In 1980 I started as a community organizer to create community and engage residents, including the Latino community. We got help from Sister Virginia Mulhern and Father Donahue at Blessed Sacrament, plus Jamaica Plain Neighborhood Development Corporation (JPNDC.) We worked together to lobby and advocate for justice and affordable housing. Blessed Sacrament Church was a center of our work for social justice. This work helped to create affordable homes for families, including developing limited-equity affordable cooperatives in Hyde Square and other parts of Jamaica Plain.

When the church was closed, many of us got together and asked JPNDC to support our call for keeping the church as a benefit to the neighborhood. We joined forces with parishioners, merchants, and the rest of the community, including youth and leaders of Hyde Square Task Force, to plan the future for the entire complex. It took many hours of work by hundreds of community residents and the outcome was a feasible plan to save the church and the other buildings on the campus, including the creation of an affordable housing building on the campus that I am proud to have named after me.

Now I have learned that the Hyde Square Task Force board has voted, with no community input, to sell the former Blessed Sacrament Church with no restrictions about affordability or community space. They didn’t have the decency to contact community members who were involved in the organizing and planning to save the Church, or to seek our help. Instead, they are hosting a virtual meeting (August 6) to “inform the community” about their plans. This action is not respectful to the many residents who organized to keep the Church in the hands of community.

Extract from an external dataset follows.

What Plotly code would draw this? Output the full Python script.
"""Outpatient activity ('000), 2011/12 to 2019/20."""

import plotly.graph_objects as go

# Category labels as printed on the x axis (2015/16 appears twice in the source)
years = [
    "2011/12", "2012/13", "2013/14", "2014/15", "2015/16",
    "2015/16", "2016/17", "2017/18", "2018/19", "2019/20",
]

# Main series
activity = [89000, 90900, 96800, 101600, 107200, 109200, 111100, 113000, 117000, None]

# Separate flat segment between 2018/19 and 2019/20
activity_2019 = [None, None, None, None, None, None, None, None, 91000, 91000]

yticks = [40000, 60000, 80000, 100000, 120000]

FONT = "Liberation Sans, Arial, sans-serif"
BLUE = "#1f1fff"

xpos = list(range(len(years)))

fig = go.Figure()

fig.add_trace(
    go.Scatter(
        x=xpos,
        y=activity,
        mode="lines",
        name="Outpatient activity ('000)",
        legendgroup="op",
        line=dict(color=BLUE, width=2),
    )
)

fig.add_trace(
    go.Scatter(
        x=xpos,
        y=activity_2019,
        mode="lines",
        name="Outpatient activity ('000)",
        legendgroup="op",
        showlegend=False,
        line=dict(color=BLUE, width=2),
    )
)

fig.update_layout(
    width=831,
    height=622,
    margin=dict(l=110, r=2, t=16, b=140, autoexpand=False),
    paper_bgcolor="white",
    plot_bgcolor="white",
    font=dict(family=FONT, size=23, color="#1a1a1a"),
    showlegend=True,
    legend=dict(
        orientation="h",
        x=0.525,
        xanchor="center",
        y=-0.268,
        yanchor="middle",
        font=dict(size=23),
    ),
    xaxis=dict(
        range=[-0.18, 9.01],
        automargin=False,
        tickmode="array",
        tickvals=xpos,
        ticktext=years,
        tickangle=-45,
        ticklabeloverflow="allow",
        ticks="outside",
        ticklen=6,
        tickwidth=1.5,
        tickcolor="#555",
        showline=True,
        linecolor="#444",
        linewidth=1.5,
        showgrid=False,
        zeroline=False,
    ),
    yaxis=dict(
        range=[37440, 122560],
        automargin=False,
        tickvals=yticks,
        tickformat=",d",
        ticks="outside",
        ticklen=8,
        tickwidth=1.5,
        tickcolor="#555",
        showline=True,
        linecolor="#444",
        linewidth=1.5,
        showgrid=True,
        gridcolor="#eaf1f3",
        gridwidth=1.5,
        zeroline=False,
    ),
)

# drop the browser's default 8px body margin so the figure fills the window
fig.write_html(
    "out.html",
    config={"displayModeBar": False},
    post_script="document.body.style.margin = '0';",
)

I am very proud to offer my help to residents who want to learn more about the power of people to change our community for the better. This includes board members and staff of the Hyde Square Task Force. I hope they will admit that they made a mistake and work with the community to make sure the Church is not sold without restrictions for luxury condos or something else that doesn’t serve our neighborhood. The Church is not just a piece of real estate, it is the hopes and dreams of our community.